First Specialist Referral

[22] The Applicant alleges the GD erred in finding he was first referred to a specialist in December 2010, when in fact he had previously seen Dr. Markland, a rheumatologist, in May 2009—prior to the end of the MQP.

[23] In paragraph 28 of its reasons, the GD analyzed the medical evidence, remarking “Only in December 2010 was the Appellant referred to a specialist.” The Applicant’s representative submits that the GD replicated an error originally made by the Respondent in its Submissions by the Minister and which she attempted to correct in her letter to the GD dated March 9, 2015 (p. GD5-10).

[24] A review of the hearing file reveals indications that the Applicant did receive a referral to Dr. Markland on April 27, 2009 (as seen in Dr. Bayly’s clinical notes on p. GD4-94, among other documents). This issue is material because the GD based its finding, in part, on a supposed lack of treatment prior to the end of the MQP.

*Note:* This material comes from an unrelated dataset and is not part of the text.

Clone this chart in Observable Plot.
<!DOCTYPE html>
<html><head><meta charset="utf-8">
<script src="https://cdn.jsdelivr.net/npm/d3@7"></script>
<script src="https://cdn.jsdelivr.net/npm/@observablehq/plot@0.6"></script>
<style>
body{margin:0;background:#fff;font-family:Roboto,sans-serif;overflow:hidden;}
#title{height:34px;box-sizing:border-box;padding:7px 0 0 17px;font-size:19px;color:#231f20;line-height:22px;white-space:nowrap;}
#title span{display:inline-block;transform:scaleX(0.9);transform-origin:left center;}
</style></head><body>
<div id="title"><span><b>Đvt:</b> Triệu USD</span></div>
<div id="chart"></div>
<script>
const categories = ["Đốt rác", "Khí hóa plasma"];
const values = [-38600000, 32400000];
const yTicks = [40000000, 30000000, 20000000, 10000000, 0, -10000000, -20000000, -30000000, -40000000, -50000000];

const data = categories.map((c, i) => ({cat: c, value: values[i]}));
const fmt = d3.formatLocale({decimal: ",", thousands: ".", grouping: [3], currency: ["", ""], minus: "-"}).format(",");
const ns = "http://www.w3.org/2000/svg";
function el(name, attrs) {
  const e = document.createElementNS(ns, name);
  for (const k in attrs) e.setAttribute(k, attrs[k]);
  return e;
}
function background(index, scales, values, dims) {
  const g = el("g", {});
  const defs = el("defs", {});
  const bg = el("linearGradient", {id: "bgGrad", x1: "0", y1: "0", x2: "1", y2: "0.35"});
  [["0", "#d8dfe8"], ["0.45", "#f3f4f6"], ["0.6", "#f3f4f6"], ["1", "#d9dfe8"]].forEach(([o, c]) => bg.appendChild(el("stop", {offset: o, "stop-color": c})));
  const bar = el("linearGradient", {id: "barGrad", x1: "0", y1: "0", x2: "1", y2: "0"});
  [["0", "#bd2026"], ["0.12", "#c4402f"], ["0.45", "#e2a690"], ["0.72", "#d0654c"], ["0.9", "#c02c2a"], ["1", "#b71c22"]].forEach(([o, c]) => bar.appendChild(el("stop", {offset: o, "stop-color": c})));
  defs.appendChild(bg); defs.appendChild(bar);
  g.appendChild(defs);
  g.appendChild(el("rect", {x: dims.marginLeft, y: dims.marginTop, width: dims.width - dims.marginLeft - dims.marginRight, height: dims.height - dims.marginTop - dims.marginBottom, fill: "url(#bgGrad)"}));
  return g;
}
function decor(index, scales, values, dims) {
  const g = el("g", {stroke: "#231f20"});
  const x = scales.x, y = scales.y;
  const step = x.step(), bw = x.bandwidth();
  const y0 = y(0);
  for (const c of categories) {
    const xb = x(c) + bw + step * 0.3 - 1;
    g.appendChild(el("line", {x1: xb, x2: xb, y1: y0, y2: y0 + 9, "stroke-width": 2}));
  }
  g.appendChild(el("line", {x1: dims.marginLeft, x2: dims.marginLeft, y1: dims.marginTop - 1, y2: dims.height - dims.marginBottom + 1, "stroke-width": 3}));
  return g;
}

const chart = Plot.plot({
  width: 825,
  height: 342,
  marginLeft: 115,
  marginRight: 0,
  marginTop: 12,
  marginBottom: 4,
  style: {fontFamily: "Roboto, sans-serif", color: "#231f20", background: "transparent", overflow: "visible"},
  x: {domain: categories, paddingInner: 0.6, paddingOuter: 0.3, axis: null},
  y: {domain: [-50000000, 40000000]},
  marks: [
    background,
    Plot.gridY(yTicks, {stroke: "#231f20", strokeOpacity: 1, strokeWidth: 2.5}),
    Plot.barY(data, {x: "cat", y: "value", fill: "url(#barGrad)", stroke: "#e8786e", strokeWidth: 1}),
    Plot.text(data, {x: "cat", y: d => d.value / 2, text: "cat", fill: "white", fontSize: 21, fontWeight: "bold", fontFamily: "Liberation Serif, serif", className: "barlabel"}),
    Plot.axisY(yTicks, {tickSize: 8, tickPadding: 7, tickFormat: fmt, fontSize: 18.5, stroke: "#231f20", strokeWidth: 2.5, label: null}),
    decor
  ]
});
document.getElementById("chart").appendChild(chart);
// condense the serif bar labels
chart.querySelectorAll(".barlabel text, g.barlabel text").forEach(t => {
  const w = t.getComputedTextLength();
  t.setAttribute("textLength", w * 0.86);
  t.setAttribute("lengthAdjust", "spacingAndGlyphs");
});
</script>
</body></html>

[25] In my view, this ground has a reasonable chance of success on appeal.

New Documents

[26] Based on my review of the file, the prescription receipts and Dr. Markland’s May 2009 letter were not before the GD at the time of hearing. If the Applicant is asking me to consider those additional documents, reassess the evidence and decide in his favour, I am unable to do so at this stage given the constraints of subsection 58(1) of the DESDA. Neither a Leave Application, nor an appeal, provides an opportunity to hear the merits of a case anew. In short, there are no grounds on which I can consider the documents noted above for the purposes of an application for leave to appeal.

[27] If there are any new facts or records which the Applicant intends to file in an effort to rescind or amend the decision of the GD, he must now comply with the requirements set out in sections 45 and 46 of the Social Security Tribunal Regulations and file an application to rescind or amend with the GD. Subsection 66(2) of the DESDA requires that an application to rescind or amend be made within one year after the day on which the decision in question is communicated to the parties. Under paragraph 66(1)(b) of the DESDA, an applicant must show that the new fact is important and would not have been discovered at the time of the hearing with the exercise of reasonable diligence.

Conclusion

[28] As indicated, the Application for Leave to Appeal is granted on the grounds that the GD may have made the following factual and legal errors:

  1. Applying the standard contained in section 68.1 of the Canada Pension Plan Regulations for “substantially gainful earnings” to an application that was submitted before it came into effect;
  2. Making an assessment of the Applicant’s 2010 earnings from self-employment without regard to certain valid costs of carrying on business;
  3. Finding there was no specialist referral until December 2010, when in fact the Applicant saw a rheumatologist in May 2009—prior to the MQP.

[29] I invite the parties to make submissions in respect of the form of hearing (i.e. whether it should be done by teleconference, videoconference, other means of telecommunication, in- person or by written questions and answers).

[30] This decision granting leave to appeal does not presume the result of the appeal on the merits of the case.